──────── PROVIDED MATERIAL ────────
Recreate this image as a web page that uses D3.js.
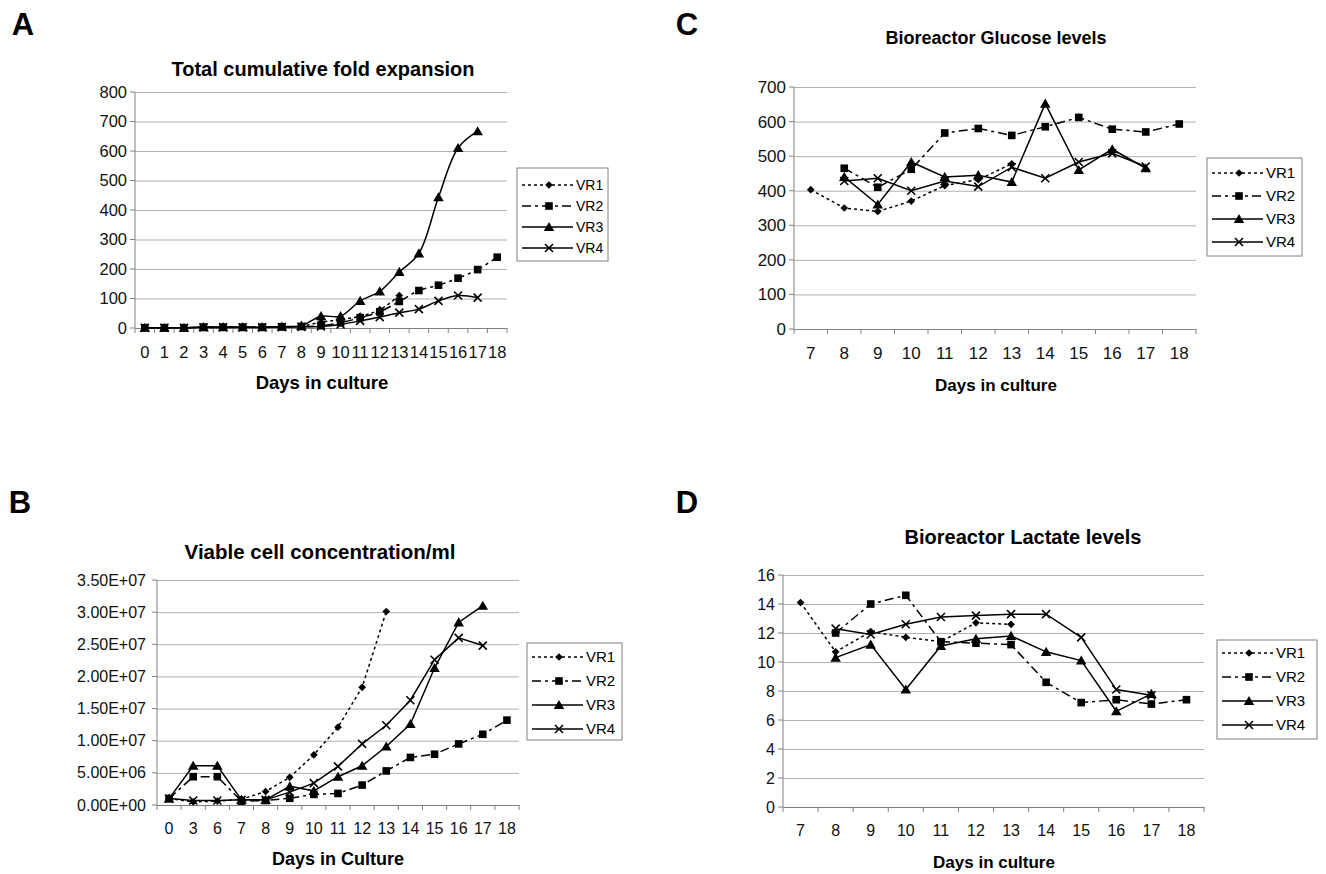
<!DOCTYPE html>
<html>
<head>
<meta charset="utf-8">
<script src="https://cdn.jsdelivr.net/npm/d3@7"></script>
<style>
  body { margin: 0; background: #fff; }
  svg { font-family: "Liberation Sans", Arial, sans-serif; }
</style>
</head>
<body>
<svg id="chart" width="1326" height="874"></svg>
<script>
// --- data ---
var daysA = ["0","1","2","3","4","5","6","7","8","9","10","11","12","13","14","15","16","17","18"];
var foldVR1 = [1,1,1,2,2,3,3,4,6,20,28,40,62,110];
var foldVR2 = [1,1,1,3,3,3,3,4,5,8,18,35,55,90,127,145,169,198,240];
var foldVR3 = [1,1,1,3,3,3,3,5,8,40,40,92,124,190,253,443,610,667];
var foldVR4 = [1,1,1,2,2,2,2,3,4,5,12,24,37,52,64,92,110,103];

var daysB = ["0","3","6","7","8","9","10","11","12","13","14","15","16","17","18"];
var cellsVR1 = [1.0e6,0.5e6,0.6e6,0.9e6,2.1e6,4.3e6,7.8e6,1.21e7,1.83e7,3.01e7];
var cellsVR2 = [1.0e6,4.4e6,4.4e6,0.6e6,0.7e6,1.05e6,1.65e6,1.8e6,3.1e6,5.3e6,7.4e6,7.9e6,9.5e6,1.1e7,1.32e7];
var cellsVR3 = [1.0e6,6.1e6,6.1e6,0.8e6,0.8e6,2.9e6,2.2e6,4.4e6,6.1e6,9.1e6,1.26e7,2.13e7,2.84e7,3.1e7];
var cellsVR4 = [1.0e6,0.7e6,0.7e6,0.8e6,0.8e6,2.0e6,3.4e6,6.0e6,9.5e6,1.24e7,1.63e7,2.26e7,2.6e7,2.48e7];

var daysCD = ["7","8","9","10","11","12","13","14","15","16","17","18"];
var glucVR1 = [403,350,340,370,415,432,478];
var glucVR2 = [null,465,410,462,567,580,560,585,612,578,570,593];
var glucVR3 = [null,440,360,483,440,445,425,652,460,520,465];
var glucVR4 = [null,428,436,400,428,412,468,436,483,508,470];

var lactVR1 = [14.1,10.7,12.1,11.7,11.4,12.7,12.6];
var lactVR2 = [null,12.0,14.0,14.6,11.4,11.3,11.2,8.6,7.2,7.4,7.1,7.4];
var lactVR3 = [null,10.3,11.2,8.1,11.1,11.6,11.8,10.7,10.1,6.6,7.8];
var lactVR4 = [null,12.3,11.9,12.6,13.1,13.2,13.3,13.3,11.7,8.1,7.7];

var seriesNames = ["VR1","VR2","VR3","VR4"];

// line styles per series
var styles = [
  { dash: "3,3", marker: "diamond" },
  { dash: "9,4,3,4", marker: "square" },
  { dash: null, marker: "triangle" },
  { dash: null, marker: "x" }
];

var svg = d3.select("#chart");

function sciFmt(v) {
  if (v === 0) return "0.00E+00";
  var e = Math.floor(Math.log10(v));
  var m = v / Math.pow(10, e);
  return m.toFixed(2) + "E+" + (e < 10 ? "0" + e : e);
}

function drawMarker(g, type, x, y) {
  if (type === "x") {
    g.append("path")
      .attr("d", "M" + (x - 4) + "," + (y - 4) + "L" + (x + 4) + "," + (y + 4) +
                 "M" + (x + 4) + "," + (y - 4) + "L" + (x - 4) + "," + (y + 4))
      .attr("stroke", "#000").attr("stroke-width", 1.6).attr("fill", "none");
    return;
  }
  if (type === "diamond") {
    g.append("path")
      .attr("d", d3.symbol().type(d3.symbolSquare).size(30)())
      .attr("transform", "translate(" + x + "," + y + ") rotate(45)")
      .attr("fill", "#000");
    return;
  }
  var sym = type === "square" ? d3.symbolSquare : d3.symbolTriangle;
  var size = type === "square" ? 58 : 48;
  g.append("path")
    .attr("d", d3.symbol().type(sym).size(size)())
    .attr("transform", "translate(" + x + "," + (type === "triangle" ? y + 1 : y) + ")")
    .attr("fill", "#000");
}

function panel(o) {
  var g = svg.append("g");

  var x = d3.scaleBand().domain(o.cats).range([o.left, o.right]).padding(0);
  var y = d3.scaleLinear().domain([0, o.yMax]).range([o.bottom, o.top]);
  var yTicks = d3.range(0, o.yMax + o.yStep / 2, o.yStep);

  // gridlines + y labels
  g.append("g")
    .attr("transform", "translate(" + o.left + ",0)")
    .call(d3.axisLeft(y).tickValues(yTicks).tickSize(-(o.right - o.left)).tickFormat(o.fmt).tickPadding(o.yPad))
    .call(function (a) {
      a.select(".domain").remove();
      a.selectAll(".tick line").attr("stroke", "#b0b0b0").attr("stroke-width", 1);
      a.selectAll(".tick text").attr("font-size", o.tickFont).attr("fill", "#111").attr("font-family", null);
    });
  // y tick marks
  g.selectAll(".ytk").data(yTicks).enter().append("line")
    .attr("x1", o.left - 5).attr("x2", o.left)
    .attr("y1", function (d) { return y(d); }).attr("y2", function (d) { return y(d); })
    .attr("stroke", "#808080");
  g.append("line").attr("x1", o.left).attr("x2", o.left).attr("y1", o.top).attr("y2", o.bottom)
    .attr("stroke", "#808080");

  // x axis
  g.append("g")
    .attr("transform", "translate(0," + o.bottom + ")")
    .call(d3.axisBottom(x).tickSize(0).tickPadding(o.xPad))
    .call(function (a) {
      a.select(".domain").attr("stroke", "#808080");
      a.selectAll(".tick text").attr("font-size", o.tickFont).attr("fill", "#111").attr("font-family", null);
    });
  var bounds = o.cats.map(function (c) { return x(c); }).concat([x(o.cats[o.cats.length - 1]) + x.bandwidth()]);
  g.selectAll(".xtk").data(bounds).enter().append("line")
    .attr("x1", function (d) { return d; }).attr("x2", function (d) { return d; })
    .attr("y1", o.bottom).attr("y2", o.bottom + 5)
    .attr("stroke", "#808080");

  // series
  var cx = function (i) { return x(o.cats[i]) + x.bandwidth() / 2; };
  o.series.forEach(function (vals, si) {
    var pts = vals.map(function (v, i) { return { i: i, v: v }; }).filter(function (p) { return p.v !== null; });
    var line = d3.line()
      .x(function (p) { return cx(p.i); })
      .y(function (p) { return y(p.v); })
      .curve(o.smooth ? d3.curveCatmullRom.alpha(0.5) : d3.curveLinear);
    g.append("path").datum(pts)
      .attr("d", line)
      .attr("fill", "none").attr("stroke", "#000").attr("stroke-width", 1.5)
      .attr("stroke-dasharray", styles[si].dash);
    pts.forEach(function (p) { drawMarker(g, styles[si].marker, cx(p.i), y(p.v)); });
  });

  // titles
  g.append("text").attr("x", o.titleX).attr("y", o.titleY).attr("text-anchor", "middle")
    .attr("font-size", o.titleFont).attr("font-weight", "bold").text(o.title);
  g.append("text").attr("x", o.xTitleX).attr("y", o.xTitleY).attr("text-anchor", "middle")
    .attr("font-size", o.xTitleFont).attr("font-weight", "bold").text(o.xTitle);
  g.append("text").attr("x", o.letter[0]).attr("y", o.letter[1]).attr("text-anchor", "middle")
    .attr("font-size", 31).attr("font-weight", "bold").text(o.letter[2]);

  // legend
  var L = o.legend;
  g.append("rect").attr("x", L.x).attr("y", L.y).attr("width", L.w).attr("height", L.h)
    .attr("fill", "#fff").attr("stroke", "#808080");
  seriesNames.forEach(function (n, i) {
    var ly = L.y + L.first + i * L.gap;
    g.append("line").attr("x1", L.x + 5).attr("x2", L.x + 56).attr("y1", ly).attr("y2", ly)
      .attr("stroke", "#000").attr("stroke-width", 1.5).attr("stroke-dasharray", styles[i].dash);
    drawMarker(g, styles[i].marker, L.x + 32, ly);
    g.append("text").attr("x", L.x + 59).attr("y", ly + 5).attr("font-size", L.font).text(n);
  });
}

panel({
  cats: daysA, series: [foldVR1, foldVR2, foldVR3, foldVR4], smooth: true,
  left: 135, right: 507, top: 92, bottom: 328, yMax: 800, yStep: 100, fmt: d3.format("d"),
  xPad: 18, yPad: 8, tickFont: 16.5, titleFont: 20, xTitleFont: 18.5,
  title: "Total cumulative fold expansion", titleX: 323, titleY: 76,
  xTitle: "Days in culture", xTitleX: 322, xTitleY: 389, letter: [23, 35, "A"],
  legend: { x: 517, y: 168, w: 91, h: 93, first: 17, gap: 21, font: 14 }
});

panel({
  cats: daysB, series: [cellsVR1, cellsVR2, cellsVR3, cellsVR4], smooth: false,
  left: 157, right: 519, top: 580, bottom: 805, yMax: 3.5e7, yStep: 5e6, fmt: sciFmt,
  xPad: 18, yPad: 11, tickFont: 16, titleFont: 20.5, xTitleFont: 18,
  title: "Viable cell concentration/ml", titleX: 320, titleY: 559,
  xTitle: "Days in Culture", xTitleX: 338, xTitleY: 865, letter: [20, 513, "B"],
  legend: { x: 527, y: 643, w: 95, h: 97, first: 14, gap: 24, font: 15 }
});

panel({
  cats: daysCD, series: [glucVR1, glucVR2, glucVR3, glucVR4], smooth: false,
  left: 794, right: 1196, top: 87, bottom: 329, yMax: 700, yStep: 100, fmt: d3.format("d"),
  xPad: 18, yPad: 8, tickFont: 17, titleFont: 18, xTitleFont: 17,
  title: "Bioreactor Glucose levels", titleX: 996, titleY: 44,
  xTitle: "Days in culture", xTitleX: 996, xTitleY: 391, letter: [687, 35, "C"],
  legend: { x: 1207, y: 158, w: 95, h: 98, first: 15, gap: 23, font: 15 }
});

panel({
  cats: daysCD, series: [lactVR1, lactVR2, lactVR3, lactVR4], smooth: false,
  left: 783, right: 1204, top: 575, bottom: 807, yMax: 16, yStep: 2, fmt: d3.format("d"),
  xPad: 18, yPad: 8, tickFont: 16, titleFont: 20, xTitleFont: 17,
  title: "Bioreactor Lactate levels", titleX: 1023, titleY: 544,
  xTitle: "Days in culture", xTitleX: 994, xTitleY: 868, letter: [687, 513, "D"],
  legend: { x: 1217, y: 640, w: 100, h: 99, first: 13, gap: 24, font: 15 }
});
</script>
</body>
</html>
────────
» **TASK**
Copy nothing but the lines from the first one in the listing through the line with "var foldVR4 = [1,1,1,2,2,2,2,3,4,5,12,24,37,52,64,92,110,103];", and omit the pictures.

» **TASK RESULT**
Recreate this image as a web page that uses D3.js.
<!DOCTYPE html>
<html>
<head>
<meta charset="utf-8">
<script src="https://cdn.jsdelivr.net/npm/d3@7"></script>
<style>
  body { margin: 0; background: #fff; }
  svg { font-family: "Liberation Sans", Arial, sans-serif; }
</style>
</head>
<body>
<svg id="chart" width="1326" height="874"></svg>
<script>
// --- data ---
var daysA = ["0","1","2","3","4","5","6","7","8","9","10","11","12","13","14","15","16","17","18"];
var foldVR1 = [1,1,1,2,2,3,3,4,6,20,28,40,62,110];
var foldVR2 = [1,1,1,3,3,3,3,4,5,8,18,35,55,90,127,145,169,198,240];
var foldVR3 = [1,1,1,3,3,3,3,5,8,40,40,92,124,190,253,443,610,667];
var foldVR4 = [1,1,1,2,2,2,2,3,4,5,12,24,37,52,64,92,110,103];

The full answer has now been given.